Berikut ini merupakan nasihat dari Syeikh Hasyim Asy’ari dan mengingatkan kepada kita bahwa kita adalah umat yang satu. Kita dinasehati bahwa hal itu pula yang diajarkan oleh Rasulullah saw dan generasi salafus sholih yang telah mendahului kita. Nasihat tersebut, beliau tulis dalam kitab yang berjudul Irsyadul Mukminin Ilaa Siirati Sayyidil Mursalin Wa Man Tabi’ahu Min Ashshohabati wat Tabi’in, pada bab Al-Ittihad Wash Shuhbah, hal 18-20. Berikut ini terjemahan bebasnya.

*****

PERSATUAN DAN PERSAHABATAN

Rasulullah saw semenjak kecil telah mencintai teman-teman dan kawan-kawannya. Beliau mencintai mereka, sebagaimana beliau mencintai dirinya sendiri. Beliau tidak pernah berkelahi atau bermusuhan dengan mereka. Bahkan, jika ada sebagian mereka yang menyakiti, beliau mengampuninya dan menanggungnya dengan ikhlas. Beliau selalu menjaga hak-hak mereka. Beliau bergaul dengan sebaik-baiknya (ahsanul mu’amalah). Beliau selalu membimbing mereka agar mereka semua menjadi baik dan beliau melarang apa saja yang tak berguna bagi mereka. Beliau sangat tidak suka mendengarkan ghibah dan adu domba (namimah). Beliau melarang hal itu sekeras-kerasnya, karena hal itu merupakan sebab dari perpecahan diantara kawan dan teman. Ketika ada orang yang mengatakan sesuatu tentang temannya yang tidak disukainya, beliau lebih memilih berpaling. Inilah prilaku yang sangat terpuji. Perilaku ini terus beliau jaga sampai beliau diutus Allah swt sebagai rasul kepada seluruh umat manusia.

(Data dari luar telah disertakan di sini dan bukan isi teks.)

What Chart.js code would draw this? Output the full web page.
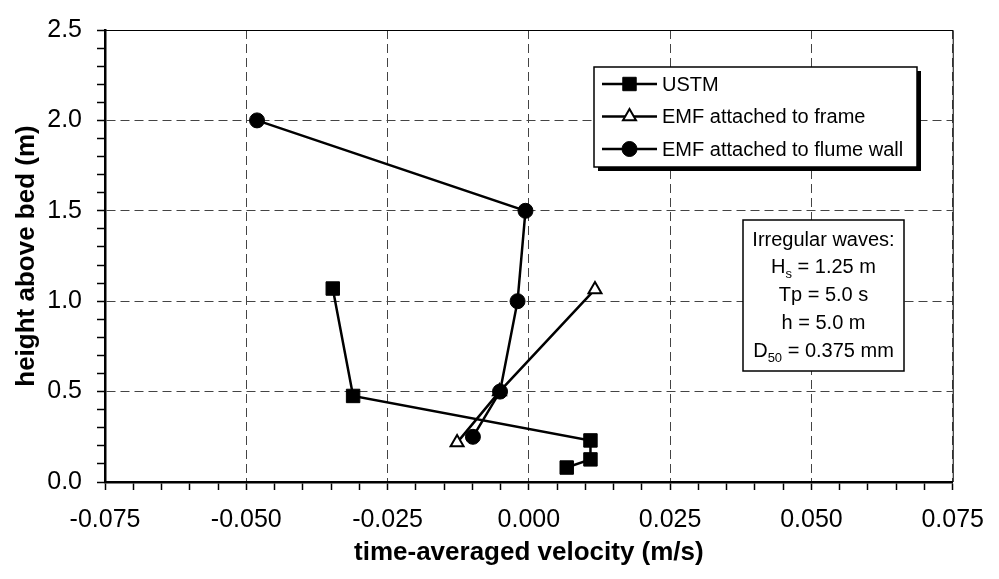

Diantara sikap beliau yang sangat menjaga hak-hak teman-temannya adalah hadits yang diriwayatkan oleh An-Nasa’i dari Ali bin Abi Thalib (karromallahu wajhahu) bahwa Nabi saw bersabda: “Semoga Allah merahmati Abu Bakar. Dia telah menikahkan anaknya denganku. Dia telah menemani aku dalam hijrah menuju ke darul hijrah (Madinah). Dia telah memerdekakan Bilal dengan hartanya. Tiada uang yang lebih bermanfaat kepadaku di dalam Islam, kecuali hartanya Abu Bakar”, dan hadits yang diriwayatkan oleh At-Tirmidzi, Ibnu Hibban dan Al-Hakim dari Abdullah bin Amr bin Al-Ash radliyallhu anhum, bahwa Rasulullah saw bersabda: “Sebaik-baik teman adalah yang paling baik kepada temannya. Sebaik-baik tetangga adalah yang paling baik kepada tetangganya”.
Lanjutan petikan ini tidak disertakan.